A questionable future
In summary, stem cells are definitely going to be part of the future of esthetic medicine, but their role in skin care remains a question. And although plant stem cells often act more like plant extracts, using human stem cells to make IPS cells that become fibroblasts; using stem cells that are encouraged to act like fibroblasts in the growth media; and using fibroblasts directly are all ways of growing the more than 150 different growth factors and cytokines naturally found in the skin. This is preferable to using one or two growth factors because they are more stable—it creates a more balanced anti-aging approach, and it replenishes everything that is lost instead of over-emphasizing one aspect of wound-healing.

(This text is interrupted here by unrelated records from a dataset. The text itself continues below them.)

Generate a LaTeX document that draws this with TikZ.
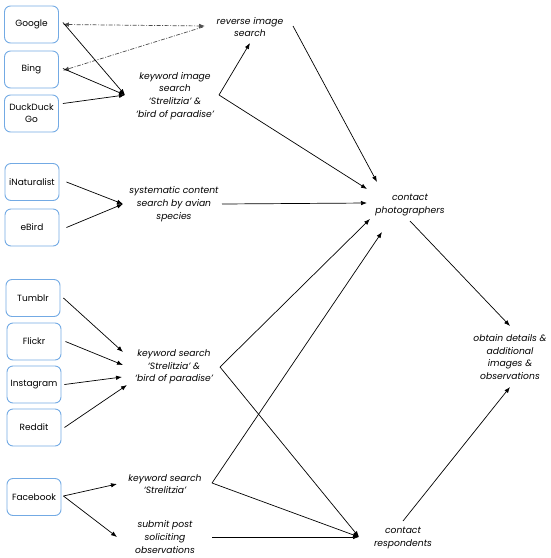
\documentclass[tikz,border=0pt]{standalone}
\usepackage{fontspec}
\setmainfont{Poppins}
\usetikzlibrary{arrows.meta}
\definecolor{boxblue}{RGB}{115,170,228}
\begin{document}
\begin{tikzpicture}[x=1pt,y=-1pt,
  box/.style={draw=boxblue,line width=0.9pt,rounded corners=6pt,minimum width=54pt,minimum height=37pt,inner sep=1pt,align=center,font=\fontsize{9}{12}\selectfont},
  lbl/.style={align=center,inner sep=0pt,font=\fontsize{9.2}{12.7}\selectfont\itshape},
  conn/.style={line width=0.7pt,-{Latex[length=6pt,width=4.5pt]}},
  dd/.style={line width=0.7pt,gray!60!black,dash pattern=on 4pt off 1.5pt on 1pt off 1.5pt}]
\useasboundingbox (0,0) rectangle (550,558);
% boxes
\node[box] (google) at (31.5,24.5) {Google};
\node[box] (bing) at (31.5,69.5) {Bing};
\node[box] (ddg) at (31.5,113.5) {DuckDuck\\Go};
\node[box] (inat) at (32,182) {iNaturalist};
\node[box] (ebird) at (32,227.5) {eBird};
\node[box] (tumblr) at (33,298) {Tumblr};
\node[box] (flickr) at (34,341.5) {Flickr};
\node[box] (insta) at (34,384.5) {Instagram};
\node[box] (reddit) at (34,427.5) {Reddit};
\node[box] (fb) at (34,497) {Facebook};
% labels
\node[lbl] (rev) at (250,27) {reverse image\\search};
\node[lbl] (kis) at (175,96) {keyword image\\search\\‘Strelitzia’ \&\\‘bird of paradise’};
\node[lbl] (scs) at (174,204) {systematic content\\search by avian\\species};
\node[lbl] (cph) at (410,205) {contact\\photographers};
\node[lbl] (ks) at (174,367) {keyword search\\‘Strelitzia’ \&\\‘bird of paradise’};
\node[lbl] (ksf) at (165,484) {keyword search\\‘Strelitzia’};
\node[lbl] (sub) at (165,537) {submit post\\soliciting\\observations};
\node[lbl] (obt) at (510,357) {obtain details \&\\additional\\images \&\\observations};
\node[lbl] (cres) at (403,538) {contact\\respondents};
% anchor points
\coordinate (revL) at (205,26);
\coordinate (revL2) at (203,27);
\coordinate (revB) at (250,43);
\coordinate (revR) at (293,26);
\coordinate (kisL) at (125,95);
\coordinate (kisR) at (219,95);
\coordinate (scsL) at (123,204);
\coordinate (scsR) at (222,204);
\coordinate (c1) at (377,182);
\coordinate (c2) at (367,189);
\coordinate (c3) at (367,203);
\coordinate (c4) at (370,219);
\coordinate (c5) at (382,232);
\coordinate (cphB) at (410,221);
\coordinate (obtT) at (510,326);
\coordinate (obtB) at (510,387);
\coordinate (cresT) at (403,521);
\coordinate (cresL) at (359,537);
\coordinate (ksT) at (123,352);
\coordinate (ksF) at (123,365);
\coordinate (ksI) at (122,377);
\coordinate (ksR2) at (127,385);
\coordinate (ksR) at (220,367);
\coordinate (ksfL) at (117,484);
\coordinate (ksfR) at (212,483);
\coordinate (subL) at (117,537);
\coordinate (subR) at (212,537);
% dash-dot connectors
\draw[dd,{Latex[length=6pt,width=4.5pt]}-{Latex[length=6pt,width=4.5pt]}] ([xshift=4pt]google.east) -- (revL);
\draw[dd,-{Latex[length=6pt,width=4.5pt]}] (revL2) -- ([xshift=4pt,yshift=-1pt]bing.east);
% search engines
\draw[conn] ([xshift=4pt,yshift=2pt]google.east) -- (kisL);
\draw[conn] ([xshift=4pt,yshift=1pt]bing.east) -- (kisL);
\draw[conn] ([xshift=4pt,yshift=10pt]ddg.east) -- (kisL);
\draw[conn] (kisR) -- (revB);
\draw[conn] (kisR) -- (c2);
\draw[conn] (revR) -- (c1);
% systematic
\draw[conn] ([xshift=7pt]inat.east) -- (scsL);
\draw[conn] ([xshift=7pt]ebird.east) -- (scsL);
\draw[conn] (scsR) -- (c3);
% social
\draw[conn] ([xshift=3pt]tumblr.east) -- (ksT);
\draw[conn] ([xshift=4pt]flickr.east) -- (ksF);
\draw[conn] ([xshift=3pt]insta.east) -- (ksI);
\draw[conn] ([xshift=3pt]reddit.east) -- (ksR2);
\draw[conn] (ksR) -- (c4);
\draw[conn] (ksR) -- (cresL);
% facebook
\draw[conn] ([xshift=2pt,yshift=1pt]fb.east) -- (ksfL);
\draw[conn] ([xshift=2pt,yshift=1pt]fb.east) -- (subL);
\draw[conn] (ksfR) -- (c5);
\draw[conn] (ksfR) -- (cresL);
\draw[conn] (subR) -- (cresL);
% outcomes
\draw[conn] (cphB) -- (obtT);
\draw[conn] (cresT) -- (obtB);
\end{tikzpicture}
\end{document}
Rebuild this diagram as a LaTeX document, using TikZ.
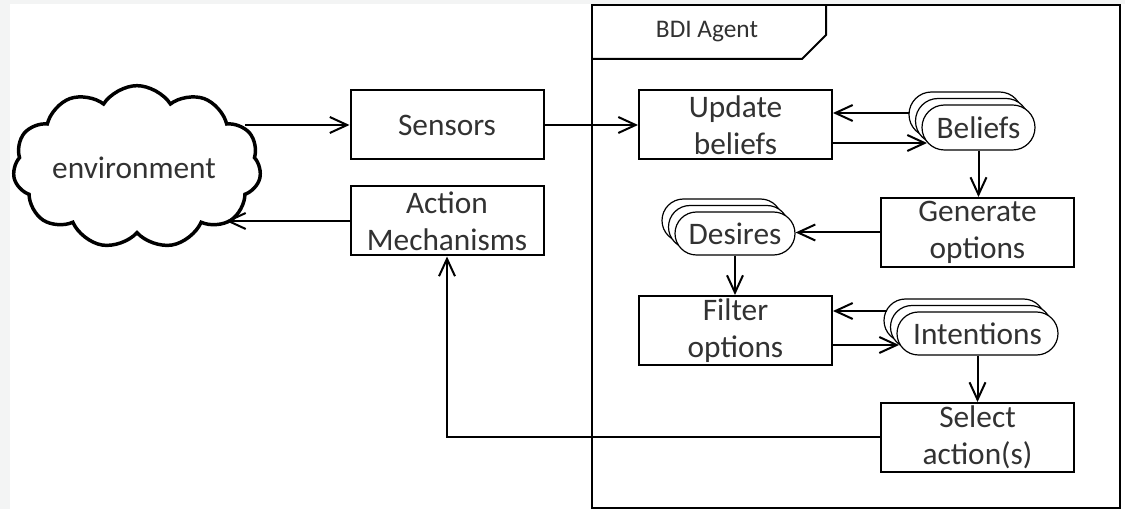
\documentclass[tikz,border=0pt]{standalone}
\usepackage{fontspec}
\setmainfont{Carlito}
\usetikzlibrary{arrows.meta,shapes.symbols,shapes.misc}
\definecolor{txt}{RGB}{50,50,50}
\definecolor{bggray}{RGB}{243,244,244}
\begin{document}
\begin{tikzpicture}[x=0.75pt,y=-0.75pt,
  mainfont/.style={font=\fontsize{23.5}{27.75}\selectfont},
  box/.style={draw, line width=1.5pt, minimum width=144.75pt, minimum height=51.75pt,
    inner sep=0pt, align=center, mainfont, text=txt},
  stk/.style={draw, fill=white, line width=0.9pt, rounded rectangle, inner sep=0pt,
    mainfont, text=txt},
  arr/.style={line width=1.5pt, -{Straight Barb[length=13pt,width=12pt,line width=1.5pt]}},
  frame/.style={line width=1.5pt}]
\useasboundingbox (0,0) rectangle (1125,509);
\fill[bggray] (0,0) rectangle (1125,509);
\fill[white] (10,4) rectangle (1125,509);

% agent frame
\draw[frame] (592,5) rectangle (1120,508);
\draw[frame] (592,59) -- (802,59) -- (826,35) -- (826,5);
\node[font=\fontsize{19}{22}\selectfont, text=txt] (bdi) at (707,32) {BDI Agent};

% environment
\node[cloud, draw, line width=2.6pt, cloud puffs=11, cloud puff arc=115, aspect=1.65,
  minimum width=186pt, minimum height=122pt, inner sep=0pt, mainfont, text=txt]
  (env) at (137,167) {};
\node[mainfont, text=txt] (envt) at (134,168) {environment};

% boxes
\node[box] (sens) at (447,125) {Sensors};
\node[box] (act) at (447,221) {Action\\Mechanisms};
\node[box] (upd) at (735.5,125) {Update\\beliefs};
\node[box] (gen) at (977.5,232.5) {Generate\\options};
\node[box] (fil) at (735.5,330.5) {Filter\\options};
\node[box] (sel) at (977.5,437.5) {Select\\action(s)};

% stacks
\node[stk, minimum width=84.75pt, minimum height=33.75pt] (bel3) at (965.5,114.5) {};
\node[stk, minimum width=84.75pt, minimum height=33.75pt] (bel2) at (972,121) {};
\node[stk, minimum width=84.75pt, minimum height=33.75pt] (bel) at (978.5,127.5) {Beliefs};

\node[stk, minimum width=90pt, minimum height=32.25pt] (des3) at (722,220.5) {};
\node[stk, minimum width=90pt, minimum height=32.25pt] (des2) at (728.5,227) {};
\node[stk, minimum width=90pt, minimum height=32.25pt] (des) at (735,233.5) {Desires};

\node[stk, minimum width=120.75pt, minimum height=32.25pt] (int3) at (964.5,320.5) {};
\node[stk, minimum width=120.75pt, minimum height=32.25pt] (int2) at (971,327) {};
\node[stk, minimum width=120.75pt, minimum height=32.25pt] (int) at (977.5,333.5) {Intentions};

% helper coordinates
\coordinate (e1) at (245,125);
\coordinate (e2) at (226,221);
\coordinate (u1) at (927,143);
\coordinate (b1) at (909,113);
\coordinate (i1) at (887,311);
\coordinate (i2) at (899,345);

% connectors
\draw[arr] (e1) -- (sens.west);
\draw[arr] (act.west) -- (e2);
\draw[arr] (sens.east) -- (upd.west);
\draw[arr] (b1) -- (b1 -| upd.east);
\draw[arr] (upd.east |- u1) -- (u1);
\draw[arr] (bel.south) -- (bel.south |- gen.north);
\draw[arr] (gen.west) -- (gen.west -| des.east);
\draw[arr] (des.south) -- (des.south |- fil.north);
\draw[arr] (i1) -- (i1 -| fil.east);
\draw[arr] (fil.east |- i2) -- (i2);
\draw[arr] (int.south) -- (int.south |- sel.north);
\draw[arr] (sel.west) -- (act.south |- sel.west) -- (act.south);
\end{tikzpicture}
\end{document}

No matter which product you select, growth factors are only a minor part of what is needed to achieve actual dermal thickening. The number of fibroblasts, the skin’s overall nutritional supply, immune cells and collagen-activators all decline as clients age. To make growth factors work optimally, they need to be combined with ingredients that can overcome these other bottlenecks in the age-reversing process.
GENERAL REFERENCES
K Takahashi, K Tanabe, et. al., Induction of Pluripotent Stem Cells from Adult Human Fibroblasts by Defined Factors, Cell 131 5 861–872 (2007)
YB Kwon, HW Kim, et. al., Topical application of epidermal growth factor accelerates wound healing by myofibroblast proliferation and collagen synthesis in rat, J Vet Sci 7 2 105–109 (Jun 2006)
SE Cross and MS Roberts, Defining a model to predict the distribution of topically applied growth factors and other solutes in excisional full-thickness wounds, J Invest Dermatol 112 1 36–41 (Jan 1999)
www.sigmaaldrich.com (Accessed Nov 27, 2013)
R Chen, J John, et. al., Cytokine production using membrane adsorbers: Human basic fibroblast growth factor produced by Escherichia coli, Eng Life Sci 12 1 29–38 (Feb 2012)
YR Yun, JE Won, et. al., Fibroblast growth factors: biology, function, and application for tissue regeneration, J Tissue Eng (Nov 7, 2010)
Ben Johnson, MD, is a physician, internationally renowned educator, entrepreneur and inventor who has spent most of his career in esthetics. He is the founder and formulator of two innovative and successful skin care lines, most recently Osmosis Skincare.